The judge said: “Proposal 2 involving the closure of Pontypridd High School, and proposal 3 involving the closure of Hawthorn High School did not have to be referred to the Welsh Ministers for approval as they did not involve the closure of schools providing only sixth form education. A proposal for the establishment or closure of a school only falls within Section 50(2) of the 2013 Act/Deddf, and requires the approval of the Welsh Ministers, if the school provides education only for those above compulsory school age.”

He added: “Rhondda Cynon Taf did not act unlawfully in deciding to implement proposal 4 to close Pont Sion Norton and Heol y Celyn primary schools. Paragraph 1.9 of the Code does not apply to proposals to re-organise primary schools. Rhondda Cynon Taf did comply with paragraph 1.4 of the Code and did have regard to the need for places for Welsh medium primary education to meet anticipated demand, that existing pupils be able to continue their education through the medium of Welsh and that the proposed new Welsh medium primary school would be accessible.”

Cllr Joy Rosser, Cabinet Member for Education & Inclusion Services at Rhondda Cynon Taf, said: “The council welcomes the decision to uphold the appeal brought by the council, which will now allow us to proceed with our ambitious plan to transform education in the Greater Pontypridd area.

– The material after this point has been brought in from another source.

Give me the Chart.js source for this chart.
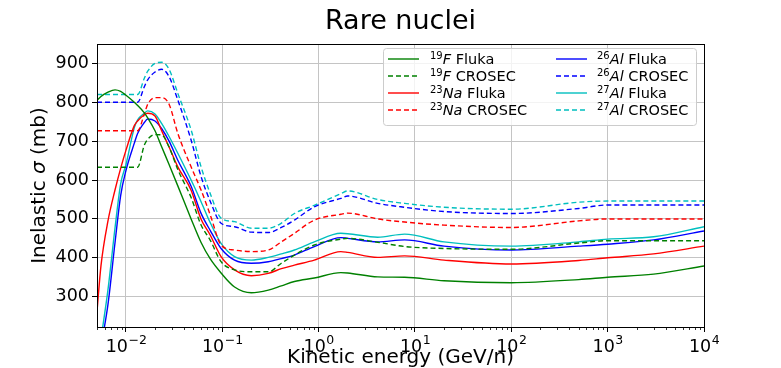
<!DOCTYPE html>
<html><head><meta charset="utf-8">
<script src="https://cdn.jsdelivr.net/npm/chart.js@4.4.1/dist/chart.umd.min.js"></script>
<style>html,body{margin:0;padding:0;background:#fff;}#wrap{width:781px;height:368px;}</style>
</head><body><div id="wrap"><canvas id="c" width="781" height="368"></canvas></div>
<script>
// ---- data ----
const energies = [0.005,0.0055,0.0065,0.0077,0.0088,0.01,0.0122,0.0132,0.0155,0.0168,0.02,0.0235,0.028,0.0345,0.0474,0.06,0.075,0.097,0.134,0.2,0.3,0.41,0.56,0.9,1.7,2.0,4.1,7.8,20,100,500,1000,3000,10000];
const f19Fluka  = [805,815,826,832,828,818,800,792,773,760,727,685,640,585,500,440,397,361,325,310,317,328,339,348,362,361,351,350,341,336,344,350,358,379];
const f19Crosec = [633,633,633,633,633,633,633,633,690,705,717,716,685,627,555,485,445,390,369,364,364,386,407,433,448,450,440,429,424,422,438,444,444,444];
const na23Fluka = [262,380,495,575,630,677,740,752,768,772,765,726,685,634,574,500,458,403,369,354,360,372,381,394,416,414,401,405,394,384,393,400,410,430];
const na23Crosec= [727,727,727,727,727,727,727,727,770,795,812,812,795,720,634,575,510,433,420,416,420,441,463,497,512,515,500,492,484,478,495,500,500,500];
const al26Fluka = [null,172,280,440,560,625,695,720,748,757,752,732,700,651,584,515,470,424,394,386,390,398,407,429,452,450,441,446,430,420,430,435,446,469];
const al26Crosec= [800,800,800,800,800,800,800,800,840,858,878,885,866,806,703,610,545,489,480,466,465,478,497,531,553,559,540,530,519,514,527,536,536,536];
const al27Fluka = [null,192,318,478,590,640,735,755,772,778,770,745,712,669,600,545,490,437,403,394,401,410,420,441,463,462,453,461,441,430,441,448,454,480];
const al27Crosec= [820,820,820,820,820,820,820,820,862,880,900,903,885,823,729,635,565,502,493,476,476,489,514,535,565,572,550,540,530,525,543,546,546,546];
const xTickPowers = [-2,-1,0,1,2,3,4];
const yTickValues = [300,400,500,600,700,800,900];

const seriesDefs = [
  {iso:'19', el:'F',  code:'Fluka',  vals:f19Fluka,  color:'#008000', dash:[]},
  {iso:'19', el:'F',  code:'CROSEC', vals:f19Crosec, color:'#008000', dash:[5,3]},
  {iso:'23', el:'Na', code:'Fluka',  vals:na23Fluka, color:'#ff0000', dash:[]},
  {iso:'23', el:'Na', code:'CROSEC', vals:na23Crosec,color:'#ff0000', dash:[5,3]},
  {iso:'26', el:'Al', code:'Fluka',  vals:al26Fluka, color:'#0000ff', dash:[]},
  {iso:'26', el:'Al', code:'CROSEC', vals:al26Crosec,color:'#0000ff', dash:[5,3]},
  {iso:'27', el:'Al', code:'Fluka',  vals:al27Fluka, color:'#00bfbf', dash:[]},
  {iso:'27', el:'Al', code:'CROSEC', vals:al27Crosec,color:'#00bfbf', dash:[5,3]}
];

const datasets = seriesDefs.map(s => ({
  label: s.iso + s.el + ' ' + s.code,
  data: energies.map((e,i)=>({x:e,y:s.vals[i]})).filter(p=>p.y!==null),
  borderColor: s.color, borderWidth: 1.4, borderDash: s.dash,
  pointRadius: 0, fill: false, cubicInterpolationMode: 'monotone', clip: 0
}));

const FONT = '"DejaVu Sans", sans-serif';

const decor = {
  id:'decor',
  afterDraw(chart){
    const ctx = chart.ctx, a = chart.chartArea, xs = chart.scales.x;
    ctx.save();
    // frame
    ctx.strokeStyle = '#000'; ctx.lineWidth = 1;
    ctx.strokeRect(Math.round(a.left)+0.5, Math.round(a.top)+0.5, Math.round(a.right-a.left), Math.round(a.bottom-a.top));
    // minor ticks
    ctx.lineWidth = 0.8;
    for (let d=-3; d<=3; d++) for (let m=2; m<=9; m++){
      const v = m*Math.pow(10,d);
      if (v < xs.min || v > xs.max) continue;
      const x = Math.round(xs.getPixelForValue(v))+0.5;
      ctx.beginPath(); ctx.moveTo(x, a.bottom); ctx.lineTo(x, a.bottom+3); ctx.stroke();
    }
    // x tick labels 10^p
    ctx.fillStyle = '#000'; ctx.textAlign = 'left'; ctx.textBaseline = 'alphabetic';
    xTickPowers.forEach(p => {
      const x = xs.getPixelForValue(Math.pow(10,p));
      const base = '10', ex = (p < 0 ? '\u2212' : '') + Math.abs(p);
      ctx.font = '17.5px ' + FONT; const wb = ctx.measureText(base).width;
      ctx.font = '12.5px ' + FONT; const we = ctx.measureText(ex).width;
      const x0 = x - (wb + we)/2;
      ctx.font = '17.5px ' + FONT; ctx.fillText(base, x0, 352);
      ctx.font = '12.5px ' + FONT; ctx.fillText(ex, x0 + wb + 0.5, 344);
    });
    // title
    ctx.textAlign = 'center'; ctx.textBaseline = 'middle';
    ctx.font = '27px ' + FONT;
    ctx.fillText('Rare nuclei', (a.left+a.right)/2, 22);
    // x label
    ctx.textBaseline = 'alphabetic';
    ctx.font = '20px ' + FONT;
    ctx.fillText('Kinetic energy (GeV/n)', (a.left+a.right)/2, 363);
    // y label with italic sigma
    ctx.save();
    ctx.translate(40, (a.top+a.bottom)/2); ctx.rotate(-Math.PI/2);
    ctx.textBaseline = 'middle';
    const p1 = 'Inelastic ', p2 = '\u03C3', p3 = ' (mb)';
    ctx.font = '20px ' + FONT; const w1 = ctx.measureText(p1).width, w3 = ctx.measureText(p3).width;
    ctx.font = 'italic 20px ' + FONT; const w2 = ctx.measureText(p2).width;
    let x0 = -(w1+w2+w3)/2; ctx.textAlign = 'left';
    ctx.font = '20px ' + FONT; ctx.fillText(p1, x0, 0);
    ctx.font = 'italic 20px ' + FONT; ctx.fillText(p2, x0+w1, 0);
    ctx.font = '20px ' + FONT; ctx.fillText(p3, x0+w1+w2, 0);
    ctx.restore();
    // legend
    const lx = 383, ly = 48, lw = 313, lh = 77, r = 3;
    ctx.fillStyle = 'rgba(255,255,255,0.8)'; ctx.strokeStyle = '#cccccc'; ctx.lineWidth = 1;
    ctx.beginPath(); ctx.roundRect(lx+0.5, ly+0.5, lw, lh, r); ctx.fill(); ctx.stroke();
    const rows = [59, 76, 93, 110];
    seriesDefs.forEach((s, i) => {
      const col = Math.floor(i/4), y = rows[i%4];
      const sx = col === 0 ? 388 : 556, tx = col === 0 ? 430 : 597;
      ctx.strokeStyle = s.color; ctx.lineWidth = 1.4; ctx.setLineDash(s.dash);
      ctx.beginPath(); ctx.moveTo(sx, y); ctx.lineTo(sx+31, y); ctx.stroke();
      ctx.setLineDash([]);
      ctx.fillStyle = '#000'; ctx.textAlign = 'left'; ctx.textBaseline = 'alphabetic';
      let x = tx;
      ctx.font = '10px ' + FONT; ctx.fillText(s.iso, x, y); x += ctx.measureText(s.iso).width;
      ctx.font = 'italic 14.5px ' + FONT; ctx.fillText(s.el, x, y+5); x += ctx.measureText(s.el).width;
      ctx.font = '14.5px ' + FONT; ctx.fillText(' ' + s.code, x, y+5);
    });
    ctx.restore();
  }
};

new Chart(document.getElementById('c'), {
  type: 'line',
  data: { datasets },
  options: {
    responsive: false, animation: false, devicePixelRatio: 1,
    layout: { padding: { left: 0, right: 77, top: 44, bottom: 0 } },
    plugins: { legend: { display: false }, tooltip: { enabled: false }, title: { display: false } },
    scales: {
      x: {
        type: 'logarithmic', min: 0.005, max: 10000,
        afterBuildTicks: sc => { sc.ticks = xTickPowers.map(p => ({ value: Math.pow(10,p), major: true })); },
        afterFit: sc => { sc.height = 41; },
        ticks: { display: false, autoSkip: false },
        grid: { color: '#c4c4c4', lineWidth: 1, tickColor: '#000', tickLength: 5, drawTicks: true },
        border: { display: true, color: '#000', width: 1 }
      },
      y: {
        type: 'linear', min: 222, max: 950,
        afterBuildTicks: sc => { sc.ticks = yTickValues.map(v => ({ value: v })); },
        afterFit: sc => { sc.width = 97; },
        ticks: { color: '#000', padding: 3, font: { family: FONT, size: 17.5 } },
        grid: { color: '#c4c4c4', lineWidth: 1, tickColor: '#000', tickLength: 5 },
        border: { display: true, color: '#000', width: 1 }
      }
    }
  },
  plugins: [decor]
});
</script>
</body></html>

“The council’s plans, which we have not been able to proceed with until now, will invest over £38m to positively transform the delivery of Welsh and English medium education in Pontypridd.”

She added: “The council sought to appeal the original decision of the High Court to ensure we could make this investment a reality but to also seek clarification on the significant legal implications that the High Court decision would have upon future schools reorganisation proposals in Wales, highlighted by Welsh Government’s intervention in the proceedings. Welsh Government agreed with the council’s interpretation in respect of the issue on which it intervened. In conjunction with the legal advice it had received this was a key reason why the council sought to appeal that decision and obtain clarity on those matters.

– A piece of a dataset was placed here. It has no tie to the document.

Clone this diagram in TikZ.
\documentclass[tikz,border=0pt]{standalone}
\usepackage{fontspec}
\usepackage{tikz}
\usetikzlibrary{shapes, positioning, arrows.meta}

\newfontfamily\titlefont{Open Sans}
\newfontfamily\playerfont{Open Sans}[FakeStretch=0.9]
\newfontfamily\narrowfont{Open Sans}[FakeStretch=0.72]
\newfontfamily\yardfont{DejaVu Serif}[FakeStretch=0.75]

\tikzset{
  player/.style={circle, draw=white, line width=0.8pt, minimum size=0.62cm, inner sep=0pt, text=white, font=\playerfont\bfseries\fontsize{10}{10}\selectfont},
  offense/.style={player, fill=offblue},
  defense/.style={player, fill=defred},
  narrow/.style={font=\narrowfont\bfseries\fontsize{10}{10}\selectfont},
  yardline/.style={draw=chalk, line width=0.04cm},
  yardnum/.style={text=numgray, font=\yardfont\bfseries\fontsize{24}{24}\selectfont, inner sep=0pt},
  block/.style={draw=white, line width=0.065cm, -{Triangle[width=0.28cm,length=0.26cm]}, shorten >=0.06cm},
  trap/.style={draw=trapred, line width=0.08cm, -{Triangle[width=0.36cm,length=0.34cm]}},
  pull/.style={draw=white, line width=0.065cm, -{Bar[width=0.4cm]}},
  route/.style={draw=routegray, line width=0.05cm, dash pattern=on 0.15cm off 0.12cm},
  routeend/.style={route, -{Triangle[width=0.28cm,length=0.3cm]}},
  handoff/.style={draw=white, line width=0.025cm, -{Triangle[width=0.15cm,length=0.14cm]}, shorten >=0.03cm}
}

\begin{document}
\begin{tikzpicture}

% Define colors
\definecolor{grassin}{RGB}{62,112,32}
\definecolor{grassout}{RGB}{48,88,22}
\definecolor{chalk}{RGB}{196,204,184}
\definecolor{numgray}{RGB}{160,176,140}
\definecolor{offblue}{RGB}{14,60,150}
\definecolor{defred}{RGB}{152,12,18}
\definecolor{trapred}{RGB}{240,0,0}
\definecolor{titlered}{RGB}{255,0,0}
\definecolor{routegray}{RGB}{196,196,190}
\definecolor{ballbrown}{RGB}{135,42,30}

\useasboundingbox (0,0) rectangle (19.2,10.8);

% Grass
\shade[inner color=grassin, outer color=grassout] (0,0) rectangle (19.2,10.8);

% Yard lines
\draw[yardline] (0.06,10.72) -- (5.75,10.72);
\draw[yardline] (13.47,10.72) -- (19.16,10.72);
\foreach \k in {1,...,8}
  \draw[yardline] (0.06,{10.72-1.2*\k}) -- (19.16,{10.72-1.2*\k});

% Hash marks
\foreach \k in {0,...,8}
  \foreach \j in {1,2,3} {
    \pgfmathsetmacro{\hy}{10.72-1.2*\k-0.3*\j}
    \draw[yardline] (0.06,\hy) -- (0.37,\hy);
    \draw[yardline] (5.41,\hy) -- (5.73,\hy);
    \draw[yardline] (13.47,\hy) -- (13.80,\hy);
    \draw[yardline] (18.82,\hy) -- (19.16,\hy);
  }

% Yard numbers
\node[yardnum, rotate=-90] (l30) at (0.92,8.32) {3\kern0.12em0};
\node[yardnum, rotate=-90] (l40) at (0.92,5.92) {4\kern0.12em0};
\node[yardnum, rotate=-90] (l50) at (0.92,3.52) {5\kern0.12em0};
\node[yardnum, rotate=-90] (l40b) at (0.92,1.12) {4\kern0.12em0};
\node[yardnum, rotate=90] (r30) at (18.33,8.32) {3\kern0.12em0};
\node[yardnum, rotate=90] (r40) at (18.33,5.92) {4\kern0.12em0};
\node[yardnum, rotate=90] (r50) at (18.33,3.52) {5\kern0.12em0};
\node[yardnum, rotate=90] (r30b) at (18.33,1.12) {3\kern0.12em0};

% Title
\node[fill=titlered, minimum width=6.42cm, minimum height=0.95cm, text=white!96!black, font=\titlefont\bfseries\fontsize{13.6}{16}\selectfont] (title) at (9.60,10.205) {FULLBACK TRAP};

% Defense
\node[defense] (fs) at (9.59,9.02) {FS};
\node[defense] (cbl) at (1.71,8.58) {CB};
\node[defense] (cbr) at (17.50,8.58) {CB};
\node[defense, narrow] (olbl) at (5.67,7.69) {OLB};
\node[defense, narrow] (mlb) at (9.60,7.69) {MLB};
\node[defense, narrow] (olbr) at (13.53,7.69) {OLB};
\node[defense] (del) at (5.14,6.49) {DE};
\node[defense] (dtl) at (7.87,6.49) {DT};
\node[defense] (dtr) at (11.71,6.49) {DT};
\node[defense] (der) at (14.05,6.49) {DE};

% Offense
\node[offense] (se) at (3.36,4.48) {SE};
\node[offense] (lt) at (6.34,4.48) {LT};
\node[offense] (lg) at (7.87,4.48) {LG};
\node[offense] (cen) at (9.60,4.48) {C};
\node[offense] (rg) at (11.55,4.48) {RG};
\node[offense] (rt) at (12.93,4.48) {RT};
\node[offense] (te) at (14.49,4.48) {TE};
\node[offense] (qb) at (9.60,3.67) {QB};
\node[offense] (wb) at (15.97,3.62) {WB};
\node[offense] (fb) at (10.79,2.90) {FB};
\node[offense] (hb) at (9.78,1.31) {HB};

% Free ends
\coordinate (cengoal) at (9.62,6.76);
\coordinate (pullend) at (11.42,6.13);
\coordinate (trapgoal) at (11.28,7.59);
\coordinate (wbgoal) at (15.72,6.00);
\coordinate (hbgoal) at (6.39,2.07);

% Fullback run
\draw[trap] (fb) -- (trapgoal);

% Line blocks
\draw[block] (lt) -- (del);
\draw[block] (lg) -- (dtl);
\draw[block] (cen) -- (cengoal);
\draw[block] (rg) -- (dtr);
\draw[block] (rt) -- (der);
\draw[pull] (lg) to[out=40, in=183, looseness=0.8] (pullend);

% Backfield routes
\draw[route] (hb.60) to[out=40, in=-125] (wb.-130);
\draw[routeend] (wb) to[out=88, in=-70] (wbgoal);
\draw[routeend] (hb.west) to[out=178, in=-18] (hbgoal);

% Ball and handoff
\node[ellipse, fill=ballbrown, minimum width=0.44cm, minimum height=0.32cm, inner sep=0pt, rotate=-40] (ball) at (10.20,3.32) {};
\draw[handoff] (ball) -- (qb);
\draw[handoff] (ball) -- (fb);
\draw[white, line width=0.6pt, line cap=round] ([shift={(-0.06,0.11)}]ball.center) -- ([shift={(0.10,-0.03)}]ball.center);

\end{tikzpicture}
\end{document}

“It is pleasing that this judgment has highlighted that the decision-making processes of the council relating to this judicial review challenge were found to be in full compliance with the relevant legislation and statutory code of practice.”

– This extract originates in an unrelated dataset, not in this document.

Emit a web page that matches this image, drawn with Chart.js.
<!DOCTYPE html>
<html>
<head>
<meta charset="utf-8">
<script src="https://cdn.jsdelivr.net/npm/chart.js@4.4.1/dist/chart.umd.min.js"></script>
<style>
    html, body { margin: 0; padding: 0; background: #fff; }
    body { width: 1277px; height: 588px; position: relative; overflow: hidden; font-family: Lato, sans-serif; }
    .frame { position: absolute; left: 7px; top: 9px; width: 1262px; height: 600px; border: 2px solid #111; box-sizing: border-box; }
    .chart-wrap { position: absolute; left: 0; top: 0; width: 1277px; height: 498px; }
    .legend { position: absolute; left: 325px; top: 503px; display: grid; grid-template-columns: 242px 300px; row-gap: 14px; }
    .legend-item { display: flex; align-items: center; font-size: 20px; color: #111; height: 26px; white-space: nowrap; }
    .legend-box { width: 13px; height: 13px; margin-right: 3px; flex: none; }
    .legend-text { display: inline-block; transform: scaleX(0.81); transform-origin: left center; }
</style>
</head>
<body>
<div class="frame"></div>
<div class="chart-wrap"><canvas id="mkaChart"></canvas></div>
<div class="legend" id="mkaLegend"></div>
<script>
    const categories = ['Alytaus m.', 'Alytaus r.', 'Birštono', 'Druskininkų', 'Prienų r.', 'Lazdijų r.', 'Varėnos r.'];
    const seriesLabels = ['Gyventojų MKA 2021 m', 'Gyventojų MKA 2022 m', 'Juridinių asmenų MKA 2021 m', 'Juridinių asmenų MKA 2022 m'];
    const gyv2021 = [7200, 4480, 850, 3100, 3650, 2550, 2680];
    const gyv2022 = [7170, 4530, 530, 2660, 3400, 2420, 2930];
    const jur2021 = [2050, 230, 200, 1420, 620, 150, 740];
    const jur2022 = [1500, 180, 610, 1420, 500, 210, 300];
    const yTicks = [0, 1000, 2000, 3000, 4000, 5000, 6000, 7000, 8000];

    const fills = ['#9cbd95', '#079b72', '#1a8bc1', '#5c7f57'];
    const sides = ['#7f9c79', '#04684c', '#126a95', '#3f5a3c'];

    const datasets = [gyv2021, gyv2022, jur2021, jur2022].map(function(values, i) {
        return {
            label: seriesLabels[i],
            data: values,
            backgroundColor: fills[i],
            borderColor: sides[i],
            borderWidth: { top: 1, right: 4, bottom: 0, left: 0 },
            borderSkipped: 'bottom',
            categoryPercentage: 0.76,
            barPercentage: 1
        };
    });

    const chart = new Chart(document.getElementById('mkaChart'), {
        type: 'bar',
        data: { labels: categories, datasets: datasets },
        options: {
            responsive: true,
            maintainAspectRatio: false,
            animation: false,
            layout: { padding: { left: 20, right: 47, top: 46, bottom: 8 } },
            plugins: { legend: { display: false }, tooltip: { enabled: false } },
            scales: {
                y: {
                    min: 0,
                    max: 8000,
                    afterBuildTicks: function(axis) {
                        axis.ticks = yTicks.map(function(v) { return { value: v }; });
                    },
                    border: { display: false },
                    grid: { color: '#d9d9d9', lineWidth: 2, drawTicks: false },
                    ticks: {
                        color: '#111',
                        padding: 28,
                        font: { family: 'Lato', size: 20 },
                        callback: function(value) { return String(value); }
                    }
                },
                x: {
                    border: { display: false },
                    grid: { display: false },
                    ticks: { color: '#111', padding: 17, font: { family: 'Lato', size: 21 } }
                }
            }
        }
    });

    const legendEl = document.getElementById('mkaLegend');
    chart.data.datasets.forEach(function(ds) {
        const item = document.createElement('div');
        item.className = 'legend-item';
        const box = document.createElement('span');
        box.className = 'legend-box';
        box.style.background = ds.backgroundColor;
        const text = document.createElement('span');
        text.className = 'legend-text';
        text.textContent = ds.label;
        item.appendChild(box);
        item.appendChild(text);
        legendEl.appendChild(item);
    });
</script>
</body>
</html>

Cllr Rosser added: “In respect of the decision to close Ysgol Heol-y-Celyn and YGG Pont Sion Norton, and building a new £10.7m Welsh medium school on the Heol-Y-Celyn site, the Court of Appeal found that the Council did have regard to ensuring that there were adequate Welsh medium primary education places in the area to meet anticipated demand, that existing pupils will be able to continue their education through the medium of Welsh and that the proposed new Welsh medium primary school will be accessible.”